Without the pictures, print each of the records below exactly as it appears.

(Charts and diagrams as code)
........

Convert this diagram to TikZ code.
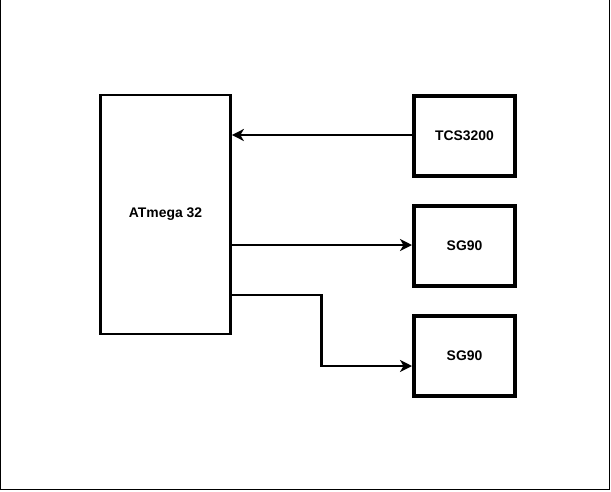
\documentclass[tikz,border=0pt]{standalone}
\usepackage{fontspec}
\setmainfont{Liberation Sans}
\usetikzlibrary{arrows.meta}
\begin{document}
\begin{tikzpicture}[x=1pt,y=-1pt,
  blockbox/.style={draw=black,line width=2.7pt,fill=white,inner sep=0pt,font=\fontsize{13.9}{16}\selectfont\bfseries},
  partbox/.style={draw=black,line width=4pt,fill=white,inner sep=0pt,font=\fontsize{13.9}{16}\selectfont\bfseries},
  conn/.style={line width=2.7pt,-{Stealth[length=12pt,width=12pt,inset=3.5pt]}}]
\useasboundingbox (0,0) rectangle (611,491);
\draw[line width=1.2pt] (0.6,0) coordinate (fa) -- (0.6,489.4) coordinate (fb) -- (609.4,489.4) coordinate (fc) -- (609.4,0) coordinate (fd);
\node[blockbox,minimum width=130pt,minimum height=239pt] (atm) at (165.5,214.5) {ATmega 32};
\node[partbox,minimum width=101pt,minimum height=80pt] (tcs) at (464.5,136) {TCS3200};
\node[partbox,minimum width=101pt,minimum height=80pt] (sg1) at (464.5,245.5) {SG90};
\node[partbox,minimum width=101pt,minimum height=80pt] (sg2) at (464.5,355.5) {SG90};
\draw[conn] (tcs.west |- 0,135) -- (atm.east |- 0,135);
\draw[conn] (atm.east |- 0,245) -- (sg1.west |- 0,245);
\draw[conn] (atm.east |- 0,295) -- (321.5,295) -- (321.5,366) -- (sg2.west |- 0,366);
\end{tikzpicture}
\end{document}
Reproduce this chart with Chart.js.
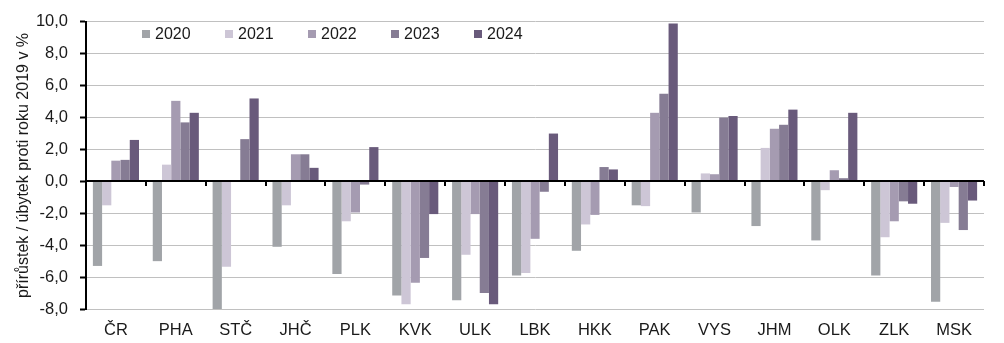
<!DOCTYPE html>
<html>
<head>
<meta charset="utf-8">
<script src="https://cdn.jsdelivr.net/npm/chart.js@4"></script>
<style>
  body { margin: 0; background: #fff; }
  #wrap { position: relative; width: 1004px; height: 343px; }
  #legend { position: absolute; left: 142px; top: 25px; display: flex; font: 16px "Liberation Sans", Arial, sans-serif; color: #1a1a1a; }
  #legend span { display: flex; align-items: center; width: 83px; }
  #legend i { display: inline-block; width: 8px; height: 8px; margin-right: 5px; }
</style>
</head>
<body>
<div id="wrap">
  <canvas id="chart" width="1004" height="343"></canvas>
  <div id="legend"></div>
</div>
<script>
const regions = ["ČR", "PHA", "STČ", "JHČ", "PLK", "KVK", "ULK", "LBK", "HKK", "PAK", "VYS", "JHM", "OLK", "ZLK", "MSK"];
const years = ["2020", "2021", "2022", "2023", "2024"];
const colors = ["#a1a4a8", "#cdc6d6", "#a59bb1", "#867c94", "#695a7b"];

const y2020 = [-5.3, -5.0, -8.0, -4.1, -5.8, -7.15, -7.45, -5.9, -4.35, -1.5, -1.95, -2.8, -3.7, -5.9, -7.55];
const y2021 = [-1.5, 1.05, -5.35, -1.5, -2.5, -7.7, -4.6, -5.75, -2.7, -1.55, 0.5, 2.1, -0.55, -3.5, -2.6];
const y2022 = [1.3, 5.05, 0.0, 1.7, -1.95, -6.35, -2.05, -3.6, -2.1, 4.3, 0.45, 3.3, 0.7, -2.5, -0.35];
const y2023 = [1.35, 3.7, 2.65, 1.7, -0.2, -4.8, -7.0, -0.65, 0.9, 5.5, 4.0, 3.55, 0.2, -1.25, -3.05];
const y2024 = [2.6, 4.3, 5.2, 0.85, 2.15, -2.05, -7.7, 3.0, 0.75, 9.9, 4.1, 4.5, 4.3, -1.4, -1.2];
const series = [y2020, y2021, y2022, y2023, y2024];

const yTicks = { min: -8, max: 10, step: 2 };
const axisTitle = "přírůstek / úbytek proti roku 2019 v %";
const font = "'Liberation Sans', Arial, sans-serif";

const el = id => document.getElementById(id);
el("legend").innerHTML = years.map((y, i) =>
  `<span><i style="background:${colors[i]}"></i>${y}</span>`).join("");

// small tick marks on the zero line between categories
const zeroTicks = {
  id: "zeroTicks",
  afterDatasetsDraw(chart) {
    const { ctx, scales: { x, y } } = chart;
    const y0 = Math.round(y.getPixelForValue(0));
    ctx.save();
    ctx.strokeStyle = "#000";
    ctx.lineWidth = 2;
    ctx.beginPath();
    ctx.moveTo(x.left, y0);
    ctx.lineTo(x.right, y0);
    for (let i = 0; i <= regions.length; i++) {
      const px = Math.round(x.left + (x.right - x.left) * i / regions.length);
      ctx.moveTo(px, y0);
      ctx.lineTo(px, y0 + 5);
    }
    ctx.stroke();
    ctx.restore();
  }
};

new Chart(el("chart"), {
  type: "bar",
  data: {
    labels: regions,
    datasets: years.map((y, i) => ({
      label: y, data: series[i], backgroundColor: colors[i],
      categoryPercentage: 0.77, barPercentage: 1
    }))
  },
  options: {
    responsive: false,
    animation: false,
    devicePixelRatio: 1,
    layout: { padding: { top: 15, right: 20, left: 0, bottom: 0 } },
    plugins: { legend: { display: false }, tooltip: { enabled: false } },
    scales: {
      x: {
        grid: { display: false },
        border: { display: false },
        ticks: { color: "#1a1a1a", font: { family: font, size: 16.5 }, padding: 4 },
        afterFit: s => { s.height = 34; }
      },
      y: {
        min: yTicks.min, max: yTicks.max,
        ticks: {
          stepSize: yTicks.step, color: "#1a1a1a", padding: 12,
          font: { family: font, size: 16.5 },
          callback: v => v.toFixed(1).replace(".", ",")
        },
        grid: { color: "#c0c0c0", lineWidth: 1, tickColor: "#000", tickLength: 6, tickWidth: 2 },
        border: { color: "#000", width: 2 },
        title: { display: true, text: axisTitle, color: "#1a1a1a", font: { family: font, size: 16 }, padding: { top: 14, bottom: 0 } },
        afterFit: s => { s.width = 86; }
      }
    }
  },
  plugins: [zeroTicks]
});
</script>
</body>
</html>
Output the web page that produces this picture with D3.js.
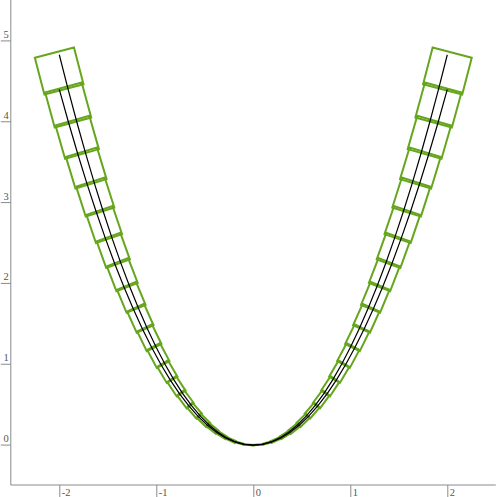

........

FINAL RESULT:
Convert this diagram to TikZ code.
\documentclass[tikz,border=0pt]{standalone}
\usepackage{fontspec}
\setmainfont{Liberation Sans}
\usetikzlibrary{arrows.meta}
\begin{document}
\begin{tikzpicture}[x=1pt,y=-1pt,
  blockbox/.style={draw=black,line width=2.7pt,fill=white,inner sep=0pt,font=\fontsize{13.9}{16}\selectfont\bfseries},
  partbox/.style={draw=black,line width=4pt,fill=white,inner sep=0pt,font=\fontsize{13.9}{16}\selectfont\bfseries},
  conn/.style={line width=2.7pt,-{Stealth[length=12pt,width=12pt,inset=3.5pt]}}]
\useasboundingbox (0,0) rectangle (611,491);
\draw[line width=1.2pt] (0.6,0) coordinate (fa) -- (0.6,489.4) coordinate (fb) -- (609.4,489.4) coordinate (fc) -- (609.4,0) coordinate (fd);
\node[blockbox,minimum width=130pt,minimum height=239pt] (atm) at (165.5,214.5) {ATmega 32};
\node[partbox,minimum width=101pt,minimum height=80pt] (tcs) at (464.5,136) {TCS3200};
\node[partbox,minimum width=101pt,minimum height=80pt] (sg1) at (464.5,245.5) {SG90};
\node[partbox,minimum width=101pt,minimum height=80pt] (sg2) at (464.5,355.5) {SG90};
\draw[conn] (tcs.west |- 0,135) -- (atm.east |- 0,135);
\draw[conn] (atm.east |- 0,245) -- (sg1.west |- 0,245);
\draw[conn] (atm.east |- 0,295) -- (321.5,295) -- (321.5,366) -- (sg2.west |- 0,366);
\end{tikzpicture}
\end{document}
Reproduce this chart with Chart.js.
<!DOCTYPE html>
<html>
<head>
<meta charset="utf-8">
<script src="https://cdn.jsdelivr.net/npm/chart.js@4"></script>
<style>
  body { margin: 0; background: #fff; }
  #wrap { position: relative; width: 1004px; height: 343px; }
  #legend { position: absolute; left: 142px; top: 25px; display: flex; font: 16px "Liberation Sans", Arial, sans-serif; color: #1a1a1a; }
  #legend span { display: flex; align-items: center; width: 83px; }
  #legend i { display: inline-block; width: 8px; height: 8px; margin-right: 5px; }
</style>
</head>
<body>
<div id="wrap">
  <canvas id="chart" width="1004" height="343"></canvas>
  <div id="legend"></div>
</div>
<script>
const regions = ["ČR", "PHA", "STČ", "JHČ", "PLK", "KVK", "ULK", "LBK", "HKK", "PAK", "VYS", "JHM", "OLK", "ZLK", "MSK"];
const years = ["2020", "2021", "2022", "2023", "2024"];
const colors = ["#a1a4a8", "#cdc6d6", "#a59bb1", "#867c94", "#695a7b"];

const y2020 = [-5.3, -5.0, -8.0, -4.1, -5.8, -7.15, -7.45, -5.9, -4.35, -1.5, -1.95, -2.8, -3.7, -5.9, -7.55];
const y2021 = [-1.5, 1.05, -5.35, -1.5, -2.5, -7.7, -4.6, -5.75, -2.7, -1.55, 0.5, 2.1, -0.55, -3.5, -2.6];
const y2022 = [1.3, 5.05, 0.0, 1.7, -1.95, -6.35, -2.05, -3.6, -2.1, 4.3, 0.45, 3.3, 0.7, -2.5, -0.35];
const y2023 = [1.35, 3.7, 2.65, 1.7, -0.2, -4.8, -7.0, -0.65, 0.9, 5.5, 4.0, 3.55, 0.2, -1.25, -3.05];
const y2024 = [2.6, 4.3, 5.2, 0.85, 2.15, -2.05, -7.7, 3.0, 0.75, 9.9, 4.1, 4.5, 4.3, -1.4, -1.2];
const series = [y2020, y2021, y2022, y2023, y2024];

const yTicks = { min: -8, max: 10, step: 2 };
const axisTitle = "přírůstek / úbytek proti roku 2019 v %";
const font = "'Liberation Sans', Arial, sans-serif";

const el = id => document.getElementById(id);
el("legend").innerHTML = years.map((y, i) =>
  `<span><i style="background:${colors[i]}"></i>${y}</span>`).join("");

// small tick marks on the zero line between categories
const zeroTicks = {
  id: "zeroTicks",
  afterDatasetsDraw(chart) {
    const { ctx, scales: { x, y } } = chart;
    const y0 = Math.round(y.getPixelForValue(0));
    ctx.save();
    ctx.strokeStyle = "#000";
    ctx.lineWidth = 2;
    ctx.beginPath();
    ctx.moveTo(x.left, y0);
    ctx.lineTo(x.right, y0);
    for (let i = 0; i <= regions.length; i++) {
      const px = Math.round(x.left + (x.right - x.left) * i / regions.length);
      ctx.moveTo(px, y0);
      ctx.lineTo(px, y0 + 5);
    }
    ctx.stroke();
    ctx.restore();
  }
};

new Chart(el("chart"), {
  type: "bar",
  data: {
    labels: regions,
    datasets: years.map((y, i) => ({
      label: y, data: series[i], backgroundColor: colors[i],
      categoryPercentage: 0.77, barPercentage: 1
    }))
  },
  options: {
    responsive: false,
    animation: false,
    devicePixelRatio: 1,
    layout: { padding: { top: 15, right: 20, left: 0, bottom: 0 } },
    plugins: { legend: { display: false }, tooltip: { enabled: false } },
    scales: {
      x: {
        grid: { display: false },
        border: { display: false },
        ticks: { color: "#1a1a1a", font: { family: font, size: 16.5 }, padding: 4 },
        afterFit: s => { s.height = 34; }
      },
      y: {
        min: yTicks.min, max: yTicks.max,
        ticks: {
          stepSize: yTicks.step, color: "#1a1a1a", padding: 12,
          font: { family: font, size: 16.5 },
          callback: v => v.toFixed(1).replace(".", ",")
        },
        grid: { color: "#c0c0c0", lineWidth: 1, tickColor: "#000", tickLength: 6, tickWidth: 2 },
        border: { color: "#000", width: 2 },
        title: { display: true, text: axisTitle, color: "#1a1a1a", font: { family: font, size: 16 }, padding: { top: 14, bottom: 0 } },
        afterFit: s => { s.width = 86; }
      }
    }
  },
  plugins: [zeroTicks]
});
</script>
</body>
</html>
Output the web page that produces this picture with D3.js.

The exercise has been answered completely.